By guest blogger Michelle R. Davis
Ten education startup companies vied for $145,000 in business funding at an entrepreneurship competition in Philadelphia Tuesday, kicking off a two-day conference focused on the role of technology and research in business, as well as the role of for-profit companies in education.
Hosted by the University of Pennsylvania’s Graduate School of Education and the Milken Family Foundation, the conference highlighted finalists for seven financial awards ranging from $10,000 to $25,000. The startups ranged from Autism Expressed, a company that has developed online curricula to help teach autistic students to use digital tools, particularly those that emphasize social interaction such as email and social networking; BiblioNasium, a social reading site for children, schools, and teachers that allows students to review, recommend, and discuss books with each other; and Raise Labs, Inc., which hopes to raise college scholarship funds for students starting in 9th grade to reward students for everything from attendance to good grades and provide them with incentives to graduate and go on to higher education.

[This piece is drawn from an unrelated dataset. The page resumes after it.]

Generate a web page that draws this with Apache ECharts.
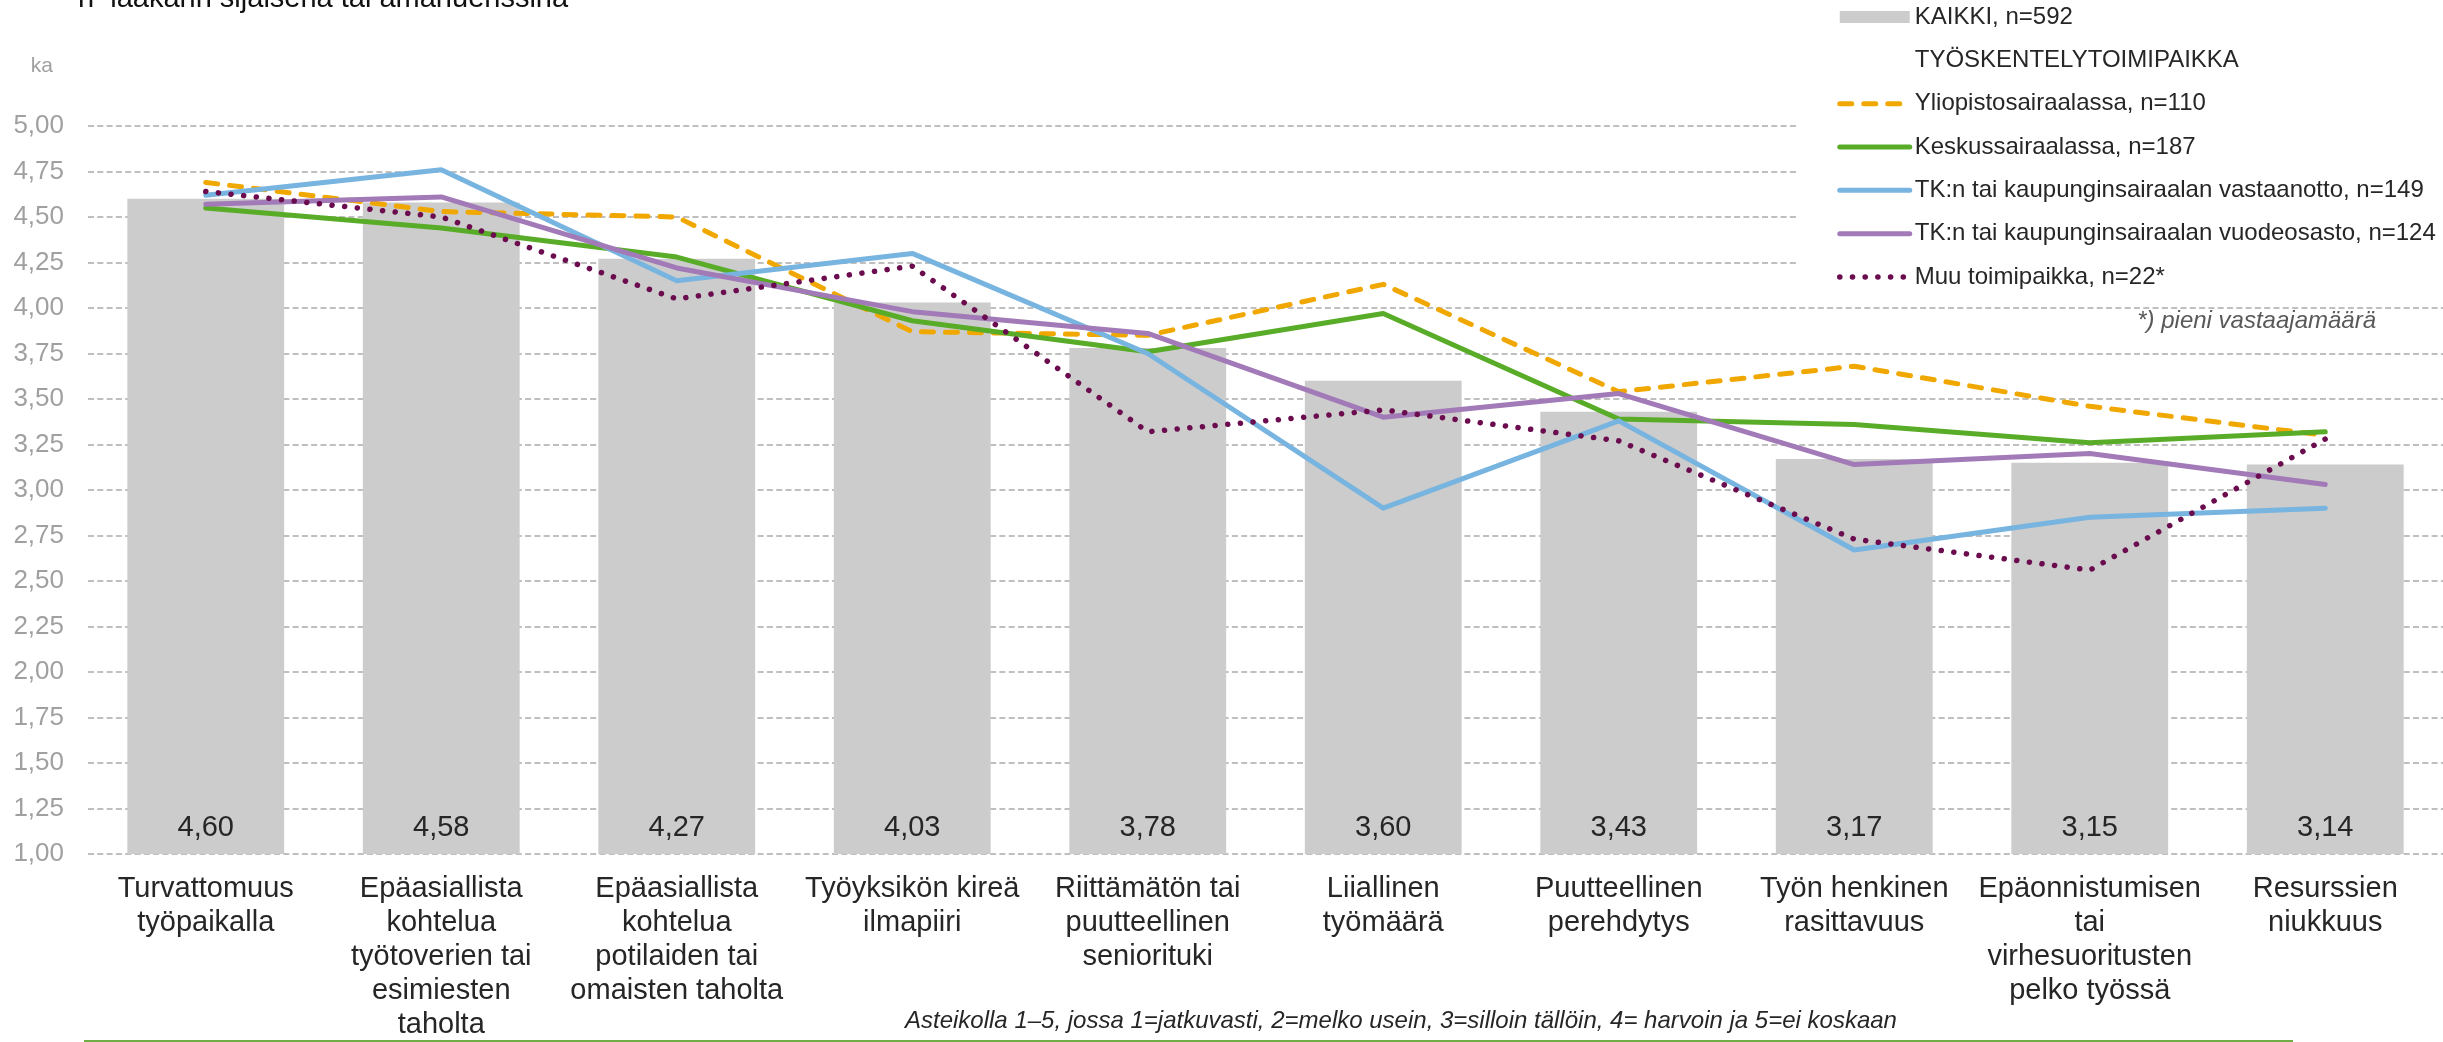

The conference is bringing together funders, startups, and more experienced entrepreneurs, as well as researchers from Penn’s education school and its Networking Entrepreneurs for Social Transformation, or NEST, created to catalyze innovation in education. The goal, said Bobbi Kurshan, the executive director of academic innovation at Penn’s Graduate School of Education, was to bring all the players together to form a sort of “ecosystem” to spur innovative solutions to education problems.
For example, Michele McKeone, the founder of Autism Expressed, who is currently a special education and autistic support teacher at South Philadelphia High School, said she hoped to use any money she was awarded to scale her business up, because she currently has a waiting list of those who want to use her product.
Others, like Jill Frankfort from Persistence Plus, a company that partners with higher education institutions to digitally “nudge” students to complete coursework or visit tutors and allows students to compare their progress to their peers anonymously, said she would use the money to invest in software developers. Frankfort said her company aims to help get students to complete college and is striving to be the “Weight Watchers of college completion.”
The two-day conference continues Wednesday when Education Week‘s Sean Cavanagh will moderate a panel that takes a deeper look at some of the education startups in the running for financial awards.